A Desert Island Yarn

Every knitter has yarns they prefer over all the others they have used.  It  often isn't a fancy yarn, but it will be a yarn, that for them, performs whatever knitting task they ask of it. Sometimes it is laceweight, sometimes it is chunky, but for each and every knitter, it is going to be different.  

I might have met mine.

Yesterday, before going to knitting, I sat and had a good long think about what I wanted to knit.  The last few weeks I have been working on the pink Icarus when I went out and needed knitting, but I'm just about ready for a little break from it.  It isn't that I don't like knitting it, it is just that the red sweater made me realize how much sheer joy I get out of knitting.  Sheer, pure, simple joy.  Focusing on all the things in the WIP basket has made me step away from that simple joy. It was starting to feel just a little like work. Its summer, its time for a nice break, knitting things I quite simply love.

It was time to pick out something new to cast on.  What would be good knitting while chatting and would give me that very simple joy?  I ran through all the various projects and yarns.  I wanted it to be a shawl and I wanted it to be in some of the fine earthy yarns I have been collecting recently. I rejected most because they need to be wound into balls.  I rejected some because the vision I see using them for is a little too complex for starting at a knitting group.  What did I have that was in a ball, was for shawls, and would be simple to knit.  

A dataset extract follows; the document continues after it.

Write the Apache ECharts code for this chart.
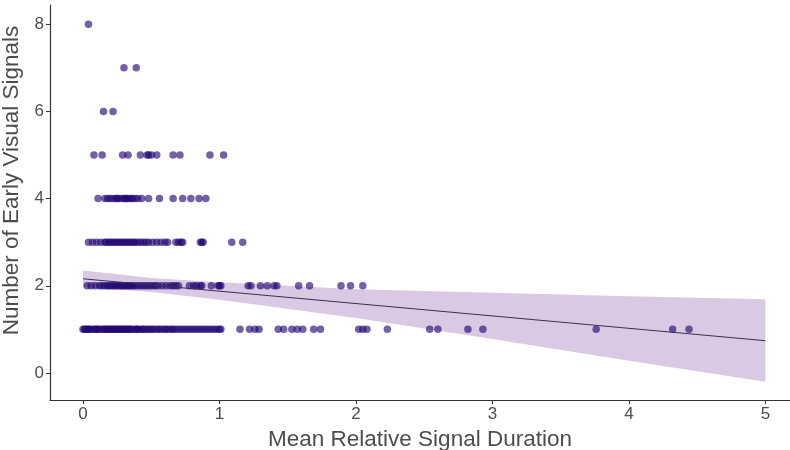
<!DOCTYPE html>
<html>
<head>
    <meta charset="utf-8">
    <title>Early visual signals</title>
    <script src="https://cdn.jsdelivr.net/npm/echarts@6/dist/echarts.min.js"></script>
</head>
<body style="margin:0;background:#fff;">
<style type="text/css">
.chart_box{width: 790px; height: 450px;}
</style>
    <div class="chart_box" id="main"></div>
    <script type="text/javascript">
        // x positions of the points, one list per count of early visual signals
        var row1 = [0.00, 0.01, 0.02, 0.03, 0.04, 0.05, 0.06, 0.08, 0.09, 0.10, 0.11, 0.12, 0.14, 0.15, 0.16, 0.17,
                    0.18, 0.19, 0.20, 0.21, 0.22, 0.23, 0.24, 0.25, 0.26, 0.27, 0.28, 0.29, 0.30, 0.31, 0.32, 0.33,
                    0.34, 0.35, 0.36, 0.38, 0.39, 0.40, 0.41, 0.43, 0.44, 0.45, 0.47, 0.48, 0.50, 0.51, 0.53, 0.55,
                    0.56, 0.58, 0.60, 0.61, 0.63, 0.65, 0.66, 0.68, 0.70, 0.72, 0.74, 0.76, 0.78, 0.80, 0.82, 0.84,
                    0.86, 0.88, 0.90, 0.92, 0.94, 0.96, 0.98, 1.00, 1.01,
                    1.15, 1.22, 1.26, 1.29, 1.43, 1.47, 1.53, 1.57, 1.61, 1.69, 1.74, 2.02, 2.05, 2.08, 2.23,
                    2.54, 2.60, 2.82, 2.93, 3.76, 4.32, 4.44];
        var row2 = [0.03, 0.06, 0.09, 0.12, 0.14, 0.16, 0.18, 0.19, 0.21, 0.22, 0.24, 0.25, 0.27, 0.28, 0.30, 0.31,
                    0.33, 0.34, 0.36, 0.37, 0.39, 0.41, 0.43, 0.45, 0.47, 0.49, 0.51, 0.53, 0.55, 0.58, 0.61, 0.64,
                    0.66, 0.68, 0.70, 0.78, 0.81, 0.83, 0.86, 0.87, 0.94, 0.99, 1.00, 1.01, 1.21, 1.23, 1.30, 1.35,
                    1.40, 1.42, 1.58, 1.66, 1.89, 1.96, 2.05];
        var row3 = [0.04, 0.07, 0.10, 0.13, 0.16, 0.17, 0.19, 0.20, 0.22, 0.23, 0.25, 0.26, 0.28, 0.29, 0.31, 0.32,
                    0.34, 0.35, 0.37, 0.38, 0.40, 0.42, 0.44, 0.46, 0.48, 0.51, 0.54, 0.57, 0.60, 0.62, 0.68, 0.70,
                    0.72, 0.73, 0.86, 0.87, 0.88, 1.09, 1.17];
        var row4 = [0.11, 0.16, 0.18, 0.20, 0.22, 0.24, 0.25, 0.26, 0.28, 0.30, 0.31, 0.32, 0.33, 0.35, 0.36, 0.38,
                    0.40, 0.43, 0.48, 0.56, 0.66, 0.73, 0.79, 0.85, 0.90];
        var row5 = [0.08, 0.14, 0.29, 0.33, 0.42, 0.47, 0.48, 0.50, 0.54, 0.66, 0.71, 0.93, 1.03];
        var row6 = [0.15, 0.22];
        var row7 = [0.30, 0.39];
        var row8 = [0.04];

        // fitted line and its confidence band
        var lineX = [0, 5];
        var lineY = [2.16, 0.74];
        var bandX  = [0, 0.5, 1, 2, 3, 4, 5];
        var bandLo = [1.97, 1.86, 1.68, 1.26, 0.78, 0.28, -0.20];
        var bandHi = [2.35, 2.18, 2.08, 1.92, 1.84, 1.76, 1.69];

        var xTicks = [0, 1, 2, 3, 4, 5];
        var yTicks = [0, 2, 4, 6, 8];

        var rows = [row1, row2, row3, row4, row5, row6, row7, row8];
        var points = [];
        for (var i = 0; i < rows.length; i++) {
            for (var j = 0; j < rows[i].length; j++) {
                points.push([rows[i][j], i + 1]);
            }
        }
        var lineData = [];
        for (var k = 0; k < lineX.length; k++) {
            lineData.push([lineX[k], lineY[k]]);
        }

        var textColor = '#4d4d4d';
        var font = 'Liberation Sans, Arial, sans-serif';
        var chart = echarts.init(document.getElementById('main'), null, {renderer: 'canvas'});
        chart.setOption({
            animation: false,
            grid: {left: 50, right: 0, top: 5, bottom: 50, outerBoundsMode: 'none', containLabel: false},
            xAxis: {
                type: 'value', min: -0.242, max: 5.18,
                name: 'Mean Relative Signal Duration', nameLocation: 'middle', nameGap: 25,
                nameTextStyle: {color: textColor, fontSize: 22.5, fontFamily: font},
                splitLine: {show: false},
                axisLine: {show: true, onZero: false, lineStyle: {color: '#333', width: 1.2}},
                axisTick: {show: true, length: 4, customValues: xTicks, lineStyle: {color: '#333'}},
                axisLabel: {customValues: xTicks, color: textColor, fontSize: 17, fontFamily: font, margin: 6}
            },
            yAxis: {
                type: 'value', min: -0.62, max: 8.44,
                name: 'Number of Early Visual Signals', nameLocation: 'middle', nameGap: 21,
                nameTextStyle: {color: textColor, fontSize: 22.5, fontFamily: font, padding: [0, 0, 0, 44]},
                splitLine: {show: false},
                axisLine: {show: true, onZero: false, lineStyle: {color: '#333', width: 1.2}},
                axisTick: {show: true, length: 4, customValues: yTicks, lineStyle: {color: '#333'}},
                axisLabel: {customValues: yTicks, color: textColor, fontSize: 17, fontFamily: font, margin: 6}
            },
            series: [{
                type: 'custom',
                silent: true,
                data: [[0, 0]],
                z: 1,
                renderItem: function (params, api) {
                    var pts = [];
                    for (var a = 0; a < bandX.length; a++) {
                        pts.push(api.coord([bandX[a], bandHi[a]]));
                    }
                    for (var b = bandX.length - 1; b >= 0; b--) {
                        pts.push(api.coord([bandX[b], bandLo[b]]));
                    }
                    return {type: 'polygon', shape: {points: pts}, style: {fill: '#d9c9e3'}};
                }
            }, {
                type: 'scatter',
                data: points,
                symbolSize: 7.5,
                z: 2,
                itemStyle: {color: 'rgba(35,8,115,0.8)'}
            }, {
                type: 'line',
                data: lineData,
                symbol: 'none',
                z: 3,
                lineStyle: {color: '#3a3050', width: 1}
            }]
        });
    </script>
</body>
</html>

The answer was Einband, Icelandic laceweight.  Icelandic laceweight and simple, led me to the lovely Lillia Hyrna shawl from the Book of Wool.  And so it was begun.  

In starting to knit with Einband, one thing became clear after a mere 4 rows.  This yarn is fantastic.  Its softer than you think.  It is very well mannered.  Its just grabby enough to hold to itself and stay in right where you left it should you have to take it apart.  You can ask me how I know this.  Yes.  A couple of times in the first 50 rows.  

When you look at the knitting you are doing as it falls away from your needles, there is just something, an air of sturdy Icelandic sensibility that clings to it.  It is an air of survival, of living with the land and sea air... an air of balance and stalwart determination even in its delicate beauty.

I may have found my personal desert island yarn.  I just didn't expect that desert island to be Iceland. 

1 comment:

Sandra said...

I've made the Hyrna Herbogar (or spelled something like that...) from the Einband. While I did find the finished project scratchy, it's one of my favourites, and I may just join you on that desert island.